**Your goal:** Leave out the pictures and reproduce all of the data exactly.

**Collected data:**
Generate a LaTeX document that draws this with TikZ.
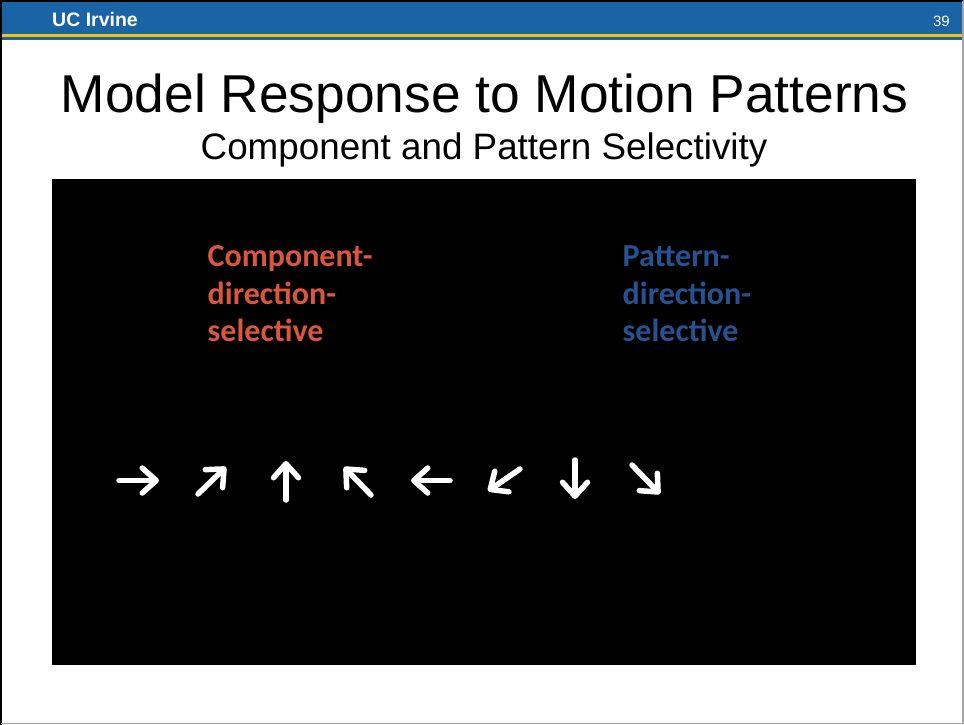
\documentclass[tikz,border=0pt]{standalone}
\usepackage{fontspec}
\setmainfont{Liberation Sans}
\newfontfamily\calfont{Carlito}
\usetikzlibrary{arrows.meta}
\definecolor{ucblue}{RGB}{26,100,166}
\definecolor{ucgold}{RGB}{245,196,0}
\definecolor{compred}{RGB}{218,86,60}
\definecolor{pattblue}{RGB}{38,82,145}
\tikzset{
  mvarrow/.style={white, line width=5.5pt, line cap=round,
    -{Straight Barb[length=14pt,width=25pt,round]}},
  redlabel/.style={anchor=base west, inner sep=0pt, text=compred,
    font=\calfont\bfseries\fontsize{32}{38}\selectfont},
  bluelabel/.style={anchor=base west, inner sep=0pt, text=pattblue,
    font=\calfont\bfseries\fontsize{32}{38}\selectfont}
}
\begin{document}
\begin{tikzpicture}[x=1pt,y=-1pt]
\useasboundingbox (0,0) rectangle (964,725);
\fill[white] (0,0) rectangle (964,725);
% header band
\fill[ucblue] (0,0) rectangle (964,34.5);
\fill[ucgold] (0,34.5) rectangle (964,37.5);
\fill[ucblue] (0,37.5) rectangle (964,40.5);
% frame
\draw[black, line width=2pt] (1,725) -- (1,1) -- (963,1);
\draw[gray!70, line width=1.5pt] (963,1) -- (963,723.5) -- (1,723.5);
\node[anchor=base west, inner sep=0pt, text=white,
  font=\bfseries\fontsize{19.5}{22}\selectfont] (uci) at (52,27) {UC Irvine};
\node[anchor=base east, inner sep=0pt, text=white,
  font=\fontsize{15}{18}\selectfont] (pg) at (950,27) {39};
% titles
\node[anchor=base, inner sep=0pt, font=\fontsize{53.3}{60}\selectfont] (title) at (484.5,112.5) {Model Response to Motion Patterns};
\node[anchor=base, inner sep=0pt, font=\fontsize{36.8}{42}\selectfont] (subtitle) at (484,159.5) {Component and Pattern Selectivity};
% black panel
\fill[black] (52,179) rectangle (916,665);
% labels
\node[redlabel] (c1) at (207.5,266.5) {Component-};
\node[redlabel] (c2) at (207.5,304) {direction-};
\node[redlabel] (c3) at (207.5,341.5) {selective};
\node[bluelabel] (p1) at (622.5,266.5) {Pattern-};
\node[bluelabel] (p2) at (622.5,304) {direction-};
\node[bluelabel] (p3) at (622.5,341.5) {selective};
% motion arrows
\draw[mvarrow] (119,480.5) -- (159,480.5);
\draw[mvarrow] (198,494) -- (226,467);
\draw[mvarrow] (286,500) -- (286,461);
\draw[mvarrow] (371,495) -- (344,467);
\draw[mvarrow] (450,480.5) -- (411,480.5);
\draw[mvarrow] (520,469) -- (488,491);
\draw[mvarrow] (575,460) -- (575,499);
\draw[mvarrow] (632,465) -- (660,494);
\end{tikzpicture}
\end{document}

**Task solution:**
Generate a LaTeX document that draws this with TikZ.
\documentclass[tikz,border=0pt]{standalone}
\usepackage{fontspec}
\setmainfont{Liberation Sans}
\newfontfamily\calfont{Carlito}
\usetikzlibrary{arrows.meta}
\definecolor{ucblue}{RGB}{26,100,166}
\definecolor{ucgold}{RGB}{245,196,0}
\definecolor{compred}{RGB}{218,86,60}
\definecolor{pattblue}{RGB}{38,82,145}
\tikzset{
  mvarrow/.style={white, line width=5.5pt, line cap=round,
    -{Straight Barb[length=14pt,width=25pt,round]}},
  redlabel/.style={anchor=base west, inner sep=0pt, text=compred,
    font=\calfont\bfseries\fontsize{32}{38}\selectfont},
  bluelabel/.style={anchor=base west, inner sep=0pt, text=pattblue,
    font=\calfont\bfseries\fontsize{32}{38}\selectfont}
}
\begin{document}
\begin{tikzpicture}[x=1pt,y=-1pt]
\useasboundingbox (0,0) rectangle (964,725);
\fill[white] (0,0) rectangle (964,725);
% header band
\fill[ucblue] (0,0) rectangle (964,34.5);
\fill[ucgold] (0,34.5) rectangle (964,37.5);
\fill[ucblue] (0,37.5) rectangle (964,40.5);
% frame
\draw[black, line width=2pt] (1,725) -- (1,1) -- (963,1);
\draw[gray!70, line width=1.5pt] (963,1) -- (963,723.5) -- (1,723.5);
\node[anchor=base west, inner sep=0pt, text=white,
  font=\bfseries\fontsize{19.5}{22}\selectfont] (uci) at (52,27) {UC Irvine};
\node[anchor=base east, inner sep=0pt, text=white,
  font=\fontsize{15}{18}\selectfont] (pg) at (950,27) {39};
% titles
\node[anchor=base, inner sep=0pt, font=\fontsize{53.3}{60}\selectfont] (title) at (484.5,112.5) {Model Response to Motion Patterns};
\node[anchor=base, inner sep=0pt, font=\fontsize{36.8}{42}\selectfont] (subtitle) at (484,159.5) {Component and Pattern Selectivity};
% black panel
\fill[black] (52,179) rectangle (916,665);
% labels
\node[redlabel] (c1) at (207.5,266.5) {Component-};
\node[redlabel] (c2) at (207.5,304) {direction-};
\node[redlabel] (c3) at (207.5,341.5) {selective};
\node[bluelabel] (p1) at (622.5,266.5) {Pattern-};
\node[bluelabel] (p2) at (622.5,304) {direction-};
\node[bluelabel] (p3) at (622.5,341.5) {selective};
% motion arrows
\draw[mvarrow] (119,480.5) -- (159,480.5);
\draw[mvarrow] (198,494) -- (226,467);
\draw[mvarrow] (286,500) -- (286,461);
\draw[mvarrow] (371,495) -- (344,467);
\draw[mvarrow] (450,480.5) -- (411,480.5);
\draw[mvarrow] (520,469) -- (488,491);
\draw[mvarrow] (575,460) -- (575,499);
\draw[mvarrow] (632,465) -- (660,494);
\end{tikzpicture}
\end{document}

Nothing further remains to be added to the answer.